Copy, exactly and only, the lines from the one with "What matplotlib code" up to and including the one with "a.set_yticks(y_ticks)", leaving pictures out.

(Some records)
****************
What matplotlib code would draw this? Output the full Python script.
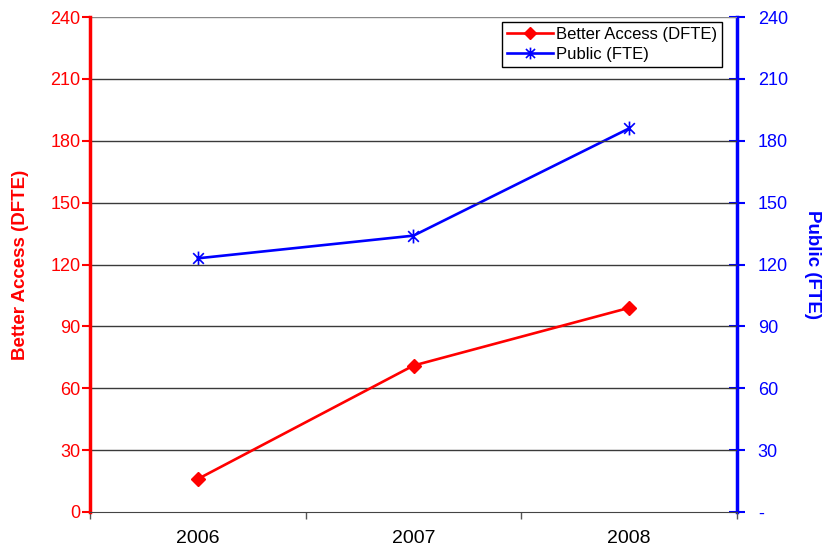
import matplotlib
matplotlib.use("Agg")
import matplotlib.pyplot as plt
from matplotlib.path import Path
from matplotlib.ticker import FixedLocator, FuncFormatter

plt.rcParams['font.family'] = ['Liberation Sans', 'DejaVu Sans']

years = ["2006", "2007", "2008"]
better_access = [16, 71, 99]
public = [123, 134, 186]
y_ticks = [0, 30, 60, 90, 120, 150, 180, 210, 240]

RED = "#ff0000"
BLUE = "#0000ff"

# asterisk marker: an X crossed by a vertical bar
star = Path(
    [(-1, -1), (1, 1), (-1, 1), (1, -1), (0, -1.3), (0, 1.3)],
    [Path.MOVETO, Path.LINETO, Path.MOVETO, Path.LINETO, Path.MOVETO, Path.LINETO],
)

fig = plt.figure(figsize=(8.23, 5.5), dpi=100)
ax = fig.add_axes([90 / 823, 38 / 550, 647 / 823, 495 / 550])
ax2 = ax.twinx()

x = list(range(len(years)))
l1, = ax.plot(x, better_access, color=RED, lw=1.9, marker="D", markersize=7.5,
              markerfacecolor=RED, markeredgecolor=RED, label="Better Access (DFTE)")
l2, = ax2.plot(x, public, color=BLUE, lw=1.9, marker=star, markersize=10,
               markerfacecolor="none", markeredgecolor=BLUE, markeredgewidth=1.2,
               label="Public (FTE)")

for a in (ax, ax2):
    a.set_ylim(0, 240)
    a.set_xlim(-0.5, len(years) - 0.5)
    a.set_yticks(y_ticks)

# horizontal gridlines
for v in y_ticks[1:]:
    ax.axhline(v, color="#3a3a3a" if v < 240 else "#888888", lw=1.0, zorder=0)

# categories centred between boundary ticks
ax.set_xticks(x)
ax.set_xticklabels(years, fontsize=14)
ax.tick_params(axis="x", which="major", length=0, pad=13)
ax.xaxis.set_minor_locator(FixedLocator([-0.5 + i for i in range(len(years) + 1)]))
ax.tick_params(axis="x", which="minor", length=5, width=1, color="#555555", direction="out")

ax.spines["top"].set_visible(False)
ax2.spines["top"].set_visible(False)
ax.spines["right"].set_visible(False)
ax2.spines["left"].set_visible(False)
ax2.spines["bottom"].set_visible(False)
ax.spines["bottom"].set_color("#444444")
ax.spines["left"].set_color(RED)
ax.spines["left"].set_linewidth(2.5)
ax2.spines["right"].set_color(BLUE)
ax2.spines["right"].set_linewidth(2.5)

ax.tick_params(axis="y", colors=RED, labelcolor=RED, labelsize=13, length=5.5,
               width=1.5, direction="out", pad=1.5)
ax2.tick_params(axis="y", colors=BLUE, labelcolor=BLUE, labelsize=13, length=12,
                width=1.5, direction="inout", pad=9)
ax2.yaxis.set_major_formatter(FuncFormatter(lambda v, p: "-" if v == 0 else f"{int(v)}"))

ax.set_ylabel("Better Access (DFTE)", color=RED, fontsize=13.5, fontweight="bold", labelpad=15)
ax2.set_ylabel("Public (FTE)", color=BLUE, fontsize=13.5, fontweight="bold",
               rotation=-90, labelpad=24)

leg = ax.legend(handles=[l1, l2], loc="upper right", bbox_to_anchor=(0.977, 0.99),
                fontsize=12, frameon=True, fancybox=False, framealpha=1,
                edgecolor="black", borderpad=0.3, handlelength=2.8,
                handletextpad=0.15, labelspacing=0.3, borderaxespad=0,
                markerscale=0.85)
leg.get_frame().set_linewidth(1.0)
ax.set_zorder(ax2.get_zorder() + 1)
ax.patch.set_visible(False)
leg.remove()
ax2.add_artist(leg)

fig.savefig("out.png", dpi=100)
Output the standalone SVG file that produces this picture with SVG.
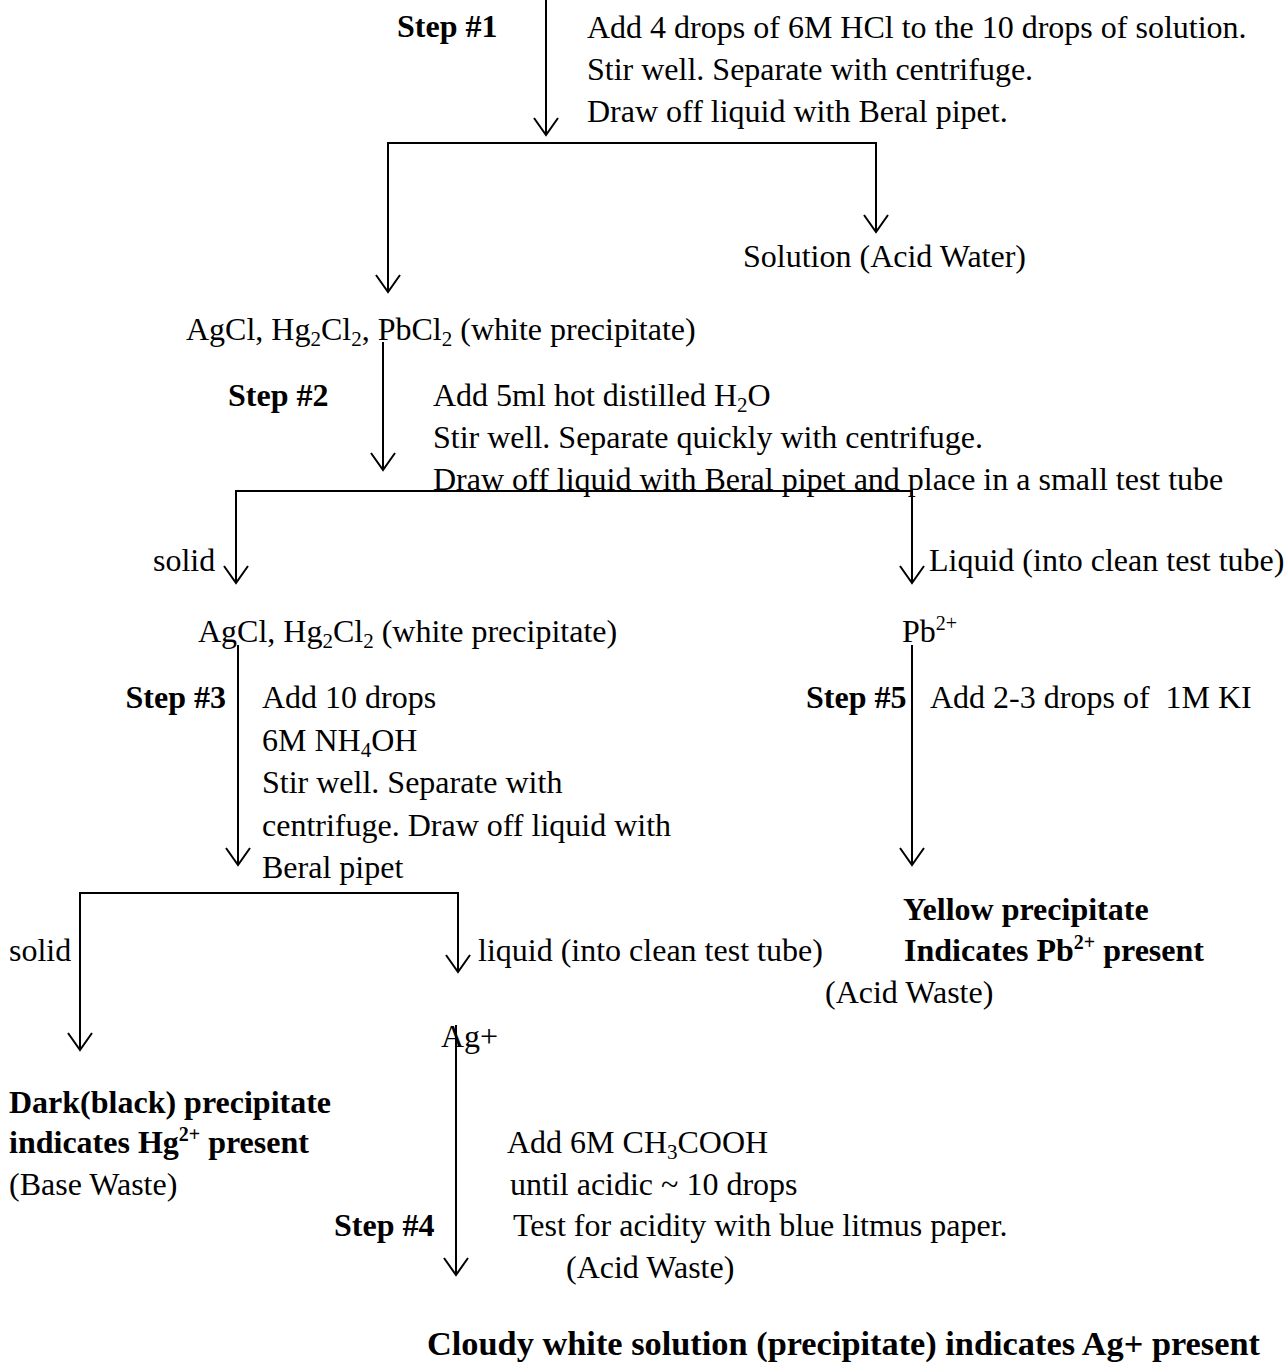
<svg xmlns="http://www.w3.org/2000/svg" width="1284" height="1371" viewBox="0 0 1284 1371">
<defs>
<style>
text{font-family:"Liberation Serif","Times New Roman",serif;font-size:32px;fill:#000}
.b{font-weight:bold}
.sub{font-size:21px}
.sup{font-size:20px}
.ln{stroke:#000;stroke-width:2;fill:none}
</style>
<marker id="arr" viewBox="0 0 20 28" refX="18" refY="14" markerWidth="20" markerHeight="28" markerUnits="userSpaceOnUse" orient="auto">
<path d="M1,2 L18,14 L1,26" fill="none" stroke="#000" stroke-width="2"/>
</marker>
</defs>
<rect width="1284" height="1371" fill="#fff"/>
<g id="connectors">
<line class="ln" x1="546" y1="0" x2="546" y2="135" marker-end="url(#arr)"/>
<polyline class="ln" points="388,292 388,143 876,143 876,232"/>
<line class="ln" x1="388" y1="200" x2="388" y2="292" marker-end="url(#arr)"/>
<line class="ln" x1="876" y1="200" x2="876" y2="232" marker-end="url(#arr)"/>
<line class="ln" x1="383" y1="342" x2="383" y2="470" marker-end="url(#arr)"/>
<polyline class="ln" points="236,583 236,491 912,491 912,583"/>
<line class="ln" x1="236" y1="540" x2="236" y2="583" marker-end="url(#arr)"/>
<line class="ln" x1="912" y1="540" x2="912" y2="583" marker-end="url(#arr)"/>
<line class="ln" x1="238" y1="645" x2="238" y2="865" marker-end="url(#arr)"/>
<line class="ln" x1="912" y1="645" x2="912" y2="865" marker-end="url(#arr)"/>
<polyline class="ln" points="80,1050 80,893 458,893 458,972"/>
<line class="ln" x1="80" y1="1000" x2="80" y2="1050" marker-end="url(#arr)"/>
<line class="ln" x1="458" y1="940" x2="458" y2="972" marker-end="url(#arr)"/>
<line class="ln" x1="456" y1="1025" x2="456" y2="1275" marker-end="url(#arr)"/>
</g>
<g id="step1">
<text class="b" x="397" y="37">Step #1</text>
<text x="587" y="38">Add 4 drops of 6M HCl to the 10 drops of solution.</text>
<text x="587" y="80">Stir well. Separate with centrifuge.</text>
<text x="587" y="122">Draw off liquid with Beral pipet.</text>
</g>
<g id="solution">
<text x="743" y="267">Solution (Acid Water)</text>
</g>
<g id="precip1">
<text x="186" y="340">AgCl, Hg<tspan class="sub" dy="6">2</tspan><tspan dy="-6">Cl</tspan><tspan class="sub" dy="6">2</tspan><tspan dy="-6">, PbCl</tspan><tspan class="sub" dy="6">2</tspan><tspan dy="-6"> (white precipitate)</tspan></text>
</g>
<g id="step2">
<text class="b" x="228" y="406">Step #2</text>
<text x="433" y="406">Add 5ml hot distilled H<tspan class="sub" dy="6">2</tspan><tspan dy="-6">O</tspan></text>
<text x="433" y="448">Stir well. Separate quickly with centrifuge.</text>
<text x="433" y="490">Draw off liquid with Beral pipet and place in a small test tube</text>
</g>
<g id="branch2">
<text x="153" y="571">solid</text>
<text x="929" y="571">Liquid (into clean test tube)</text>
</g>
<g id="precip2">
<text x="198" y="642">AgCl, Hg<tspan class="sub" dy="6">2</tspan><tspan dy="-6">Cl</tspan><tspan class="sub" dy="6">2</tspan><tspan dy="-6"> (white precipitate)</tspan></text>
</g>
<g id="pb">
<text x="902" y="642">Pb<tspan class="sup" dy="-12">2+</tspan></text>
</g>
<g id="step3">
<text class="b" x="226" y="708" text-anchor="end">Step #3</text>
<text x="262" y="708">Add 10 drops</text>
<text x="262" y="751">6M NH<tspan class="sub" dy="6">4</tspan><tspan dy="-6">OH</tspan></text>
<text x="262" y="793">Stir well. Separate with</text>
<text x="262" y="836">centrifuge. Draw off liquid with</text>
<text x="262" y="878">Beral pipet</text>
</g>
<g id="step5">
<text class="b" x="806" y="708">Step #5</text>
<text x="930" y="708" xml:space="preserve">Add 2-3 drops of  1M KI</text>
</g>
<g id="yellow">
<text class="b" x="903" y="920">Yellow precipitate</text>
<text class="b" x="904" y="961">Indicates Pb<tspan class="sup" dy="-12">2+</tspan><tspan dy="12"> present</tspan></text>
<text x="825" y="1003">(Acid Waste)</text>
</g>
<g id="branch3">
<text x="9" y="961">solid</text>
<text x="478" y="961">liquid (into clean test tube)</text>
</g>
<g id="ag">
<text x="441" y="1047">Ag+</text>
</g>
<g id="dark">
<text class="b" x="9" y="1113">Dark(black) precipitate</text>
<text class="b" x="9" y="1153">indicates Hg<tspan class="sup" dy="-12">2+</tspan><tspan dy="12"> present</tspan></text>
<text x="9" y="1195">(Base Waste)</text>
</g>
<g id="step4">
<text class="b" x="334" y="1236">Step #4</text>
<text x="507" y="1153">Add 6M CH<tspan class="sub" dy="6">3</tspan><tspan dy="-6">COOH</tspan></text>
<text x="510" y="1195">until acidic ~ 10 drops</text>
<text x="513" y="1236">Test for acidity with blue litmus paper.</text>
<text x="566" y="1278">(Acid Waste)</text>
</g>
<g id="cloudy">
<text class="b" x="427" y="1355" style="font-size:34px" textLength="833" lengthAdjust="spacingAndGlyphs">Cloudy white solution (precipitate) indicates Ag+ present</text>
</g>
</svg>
****************
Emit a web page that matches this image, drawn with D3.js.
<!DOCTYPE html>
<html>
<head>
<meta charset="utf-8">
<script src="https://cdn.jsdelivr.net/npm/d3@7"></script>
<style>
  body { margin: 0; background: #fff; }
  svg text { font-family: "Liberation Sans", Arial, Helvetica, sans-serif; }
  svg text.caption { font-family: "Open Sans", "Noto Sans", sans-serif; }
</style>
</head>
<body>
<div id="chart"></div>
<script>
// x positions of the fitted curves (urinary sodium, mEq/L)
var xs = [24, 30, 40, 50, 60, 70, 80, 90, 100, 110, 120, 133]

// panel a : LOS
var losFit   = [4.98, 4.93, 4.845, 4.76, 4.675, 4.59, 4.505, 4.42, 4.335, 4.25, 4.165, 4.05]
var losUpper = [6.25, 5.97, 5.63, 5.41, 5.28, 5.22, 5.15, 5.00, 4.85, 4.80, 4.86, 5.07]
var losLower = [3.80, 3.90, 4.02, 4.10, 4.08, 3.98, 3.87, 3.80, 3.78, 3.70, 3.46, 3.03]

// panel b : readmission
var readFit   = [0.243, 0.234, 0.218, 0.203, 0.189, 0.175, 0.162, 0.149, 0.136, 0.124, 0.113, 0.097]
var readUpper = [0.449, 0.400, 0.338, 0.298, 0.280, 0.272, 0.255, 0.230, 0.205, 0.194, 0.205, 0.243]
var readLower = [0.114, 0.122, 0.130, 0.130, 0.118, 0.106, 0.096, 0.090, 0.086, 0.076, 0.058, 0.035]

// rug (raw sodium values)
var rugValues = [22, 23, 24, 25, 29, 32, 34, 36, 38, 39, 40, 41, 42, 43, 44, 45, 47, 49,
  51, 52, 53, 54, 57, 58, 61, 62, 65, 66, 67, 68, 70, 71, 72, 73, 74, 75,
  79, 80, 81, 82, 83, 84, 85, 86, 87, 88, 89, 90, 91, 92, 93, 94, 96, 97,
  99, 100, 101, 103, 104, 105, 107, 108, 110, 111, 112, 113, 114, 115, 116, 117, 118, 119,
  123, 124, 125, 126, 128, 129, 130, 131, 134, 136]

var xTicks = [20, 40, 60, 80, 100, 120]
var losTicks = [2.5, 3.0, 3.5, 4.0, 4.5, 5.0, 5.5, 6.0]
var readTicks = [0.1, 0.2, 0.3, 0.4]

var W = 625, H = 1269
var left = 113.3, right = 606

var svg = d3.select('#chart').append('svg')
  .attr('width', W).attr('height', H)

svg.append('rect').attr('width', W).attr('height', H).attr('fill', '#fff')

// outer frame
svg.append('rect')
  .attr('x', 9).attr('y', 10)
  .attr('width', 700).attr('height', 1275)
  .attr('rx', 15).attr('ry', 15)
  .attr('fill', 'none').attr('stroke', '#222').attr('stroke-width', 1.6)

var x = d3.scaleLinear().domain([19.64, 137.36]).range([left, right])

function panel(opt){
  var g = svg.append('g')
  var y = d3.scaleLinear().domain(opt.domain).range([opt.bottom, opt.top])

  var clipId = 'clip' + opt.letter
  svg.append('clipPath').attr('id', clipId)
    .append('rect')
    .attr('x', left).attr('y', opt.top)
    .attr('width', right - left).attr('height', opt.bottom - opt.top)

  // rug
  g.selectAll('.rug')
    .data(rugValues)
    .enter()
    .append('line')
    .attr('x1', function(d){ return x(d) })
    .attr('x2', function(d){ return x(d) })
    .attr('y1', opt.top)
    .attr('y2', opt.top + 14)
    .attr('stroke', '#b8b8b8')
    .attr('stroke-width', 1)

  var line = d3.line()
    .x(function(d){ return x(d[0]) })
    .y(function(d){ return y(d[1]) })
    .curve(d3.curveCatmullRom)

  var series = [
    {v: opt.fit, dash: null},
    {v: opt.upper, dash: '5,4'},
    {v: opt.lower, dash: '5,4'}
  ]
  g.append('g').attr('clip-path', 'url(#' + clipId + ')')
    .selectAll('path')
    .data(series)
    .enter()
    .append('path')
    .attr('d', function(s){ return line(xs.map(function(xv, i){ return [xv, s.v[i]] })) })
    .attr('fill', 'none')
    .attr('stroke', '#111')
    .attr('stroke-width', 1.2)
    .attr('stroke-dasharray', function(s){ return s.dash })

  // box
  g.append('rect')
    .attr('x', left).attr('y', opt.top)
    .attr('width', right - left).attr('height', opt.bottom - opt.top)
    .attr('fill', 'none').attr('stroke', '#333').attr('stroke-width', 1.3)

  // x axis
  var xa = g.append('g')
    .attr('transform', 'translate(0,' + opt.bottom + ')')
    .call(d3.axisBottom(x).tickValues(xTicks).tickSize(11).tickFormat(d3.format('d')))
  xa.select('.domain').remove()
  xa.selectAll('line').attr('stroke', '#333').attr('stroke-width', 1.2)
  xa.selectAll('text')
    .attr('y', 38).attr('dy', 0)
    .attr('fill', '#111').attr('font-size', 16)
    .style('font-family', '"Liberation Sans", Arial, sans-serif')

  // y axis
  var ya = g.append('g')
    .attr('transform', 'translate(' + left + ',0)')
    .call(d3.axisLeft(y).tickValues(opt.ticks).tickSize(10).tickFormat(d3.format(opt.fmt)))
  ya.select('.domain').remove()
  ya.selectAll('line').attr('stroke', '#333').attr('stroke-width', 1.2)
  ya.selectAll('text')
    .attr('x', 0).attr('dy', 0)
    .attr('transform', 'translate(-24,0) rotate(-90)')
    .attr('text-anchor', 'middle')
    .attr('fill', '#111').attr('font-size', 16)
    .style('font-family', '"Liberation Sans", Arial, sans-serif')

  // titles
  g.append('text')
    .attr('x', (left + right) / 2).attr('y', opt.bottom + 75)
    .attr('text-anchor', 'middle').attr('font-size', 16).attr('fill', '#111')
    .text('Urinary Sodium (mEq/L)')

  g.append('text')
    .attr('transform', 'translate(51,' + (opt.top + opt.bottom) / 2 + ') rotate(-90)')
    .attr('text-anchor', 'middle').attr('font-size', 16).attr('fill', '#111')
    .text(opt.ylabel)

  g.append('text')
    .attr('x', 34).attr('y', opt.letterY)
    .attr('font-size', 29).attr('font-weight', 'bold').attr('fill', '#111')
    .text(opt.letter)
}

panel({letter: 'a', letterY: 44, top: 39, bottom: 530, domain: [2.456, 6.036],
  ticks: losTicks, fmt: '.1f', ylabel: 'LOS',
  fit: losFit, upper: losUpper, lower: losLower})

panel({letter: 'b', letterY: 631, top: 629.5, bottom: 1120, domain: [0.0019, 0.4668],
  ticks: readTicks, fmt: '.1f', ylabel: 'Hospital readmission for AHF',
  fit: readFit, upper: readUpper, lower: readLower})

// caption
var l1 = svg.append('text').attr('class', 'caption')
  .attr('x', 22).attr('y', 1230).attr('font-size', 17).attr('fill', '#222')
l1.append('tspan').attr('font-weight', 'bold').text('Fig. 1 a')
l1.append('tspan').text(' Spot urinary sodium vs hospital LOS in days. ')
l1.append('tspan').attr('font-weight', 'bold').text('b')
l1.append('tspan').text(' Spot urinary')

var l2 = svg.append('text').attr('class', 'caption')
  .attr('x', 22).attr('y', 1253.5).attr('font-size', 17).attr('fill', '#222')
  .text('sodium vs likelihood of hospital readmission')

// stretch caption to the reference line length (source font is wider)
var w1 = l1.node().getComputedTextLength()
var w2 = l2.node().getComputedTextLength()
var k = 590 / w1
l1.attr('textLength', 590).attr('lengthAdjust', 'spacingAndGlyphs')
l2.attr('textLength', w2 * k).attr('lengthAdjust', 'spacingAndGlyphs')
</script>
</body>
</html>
****************
• _THE RESULT_:
What matplotlib code would draw this? Output the full Python script.
import matplotlib
matplotlib.use("Agg")
import matplotlib.pyplot as plt
from matplotlib.path import Path
from matplotlib.ticker import FixedLocator, FuncFormatter

plt.rcParams['font.family'] = ['Liberation Sans', 'DejaVu Sans']

years = ["2006", "2007", "2008"]
better_access = [16, 71, 99]
public = [123, 134, 186]
y_ticks = [0, 30, 60, 90, 120, 150, 180, 210, 240]

RED = "#ff0000"
BLUE = "#0000ff"

# asterisk marker: an X crossed by a vertical bar
star = Path(
    [(-1, -1), (1, 1), (-1, 1), (1, -1), (0, -1.3), (0, 1.3)],
    [Path.MOVETO, Path.LINETO, Path.MOVETO, Path.LINETO, Path.MOVETO, Path.LINETO],
)

fig = plt.figure(figsize=(8.23, 5.5), dpi=100)
ax = fig.add_axes([90 / 823, 38 / 550, 647 / 823, 495 / 550])
ax2 = ax.twinx()

x = list(range(len(years)))
l1, = ax.plot(x, better_access, color=RED, lw=1.9, marker="D", markersize=7.5,
              markerfacecolor=RED, markeredgecolor=RED, label="Better Access (DFTE)")
l2, = ax2.plot(x, public, color=BLUE, lw=1.9, marker=star, markersize=10,
               markerfacecolor="none", markeredgecolor=BLUE, markeredgewidth=1.2,
               label="Public (FTE)")

for a in (ax, ax2):
    a.set_ylim(0, 240)
    a.set_xlim(-0.5, len(years) - 0.5)
    a.set_yticks(y_ticks)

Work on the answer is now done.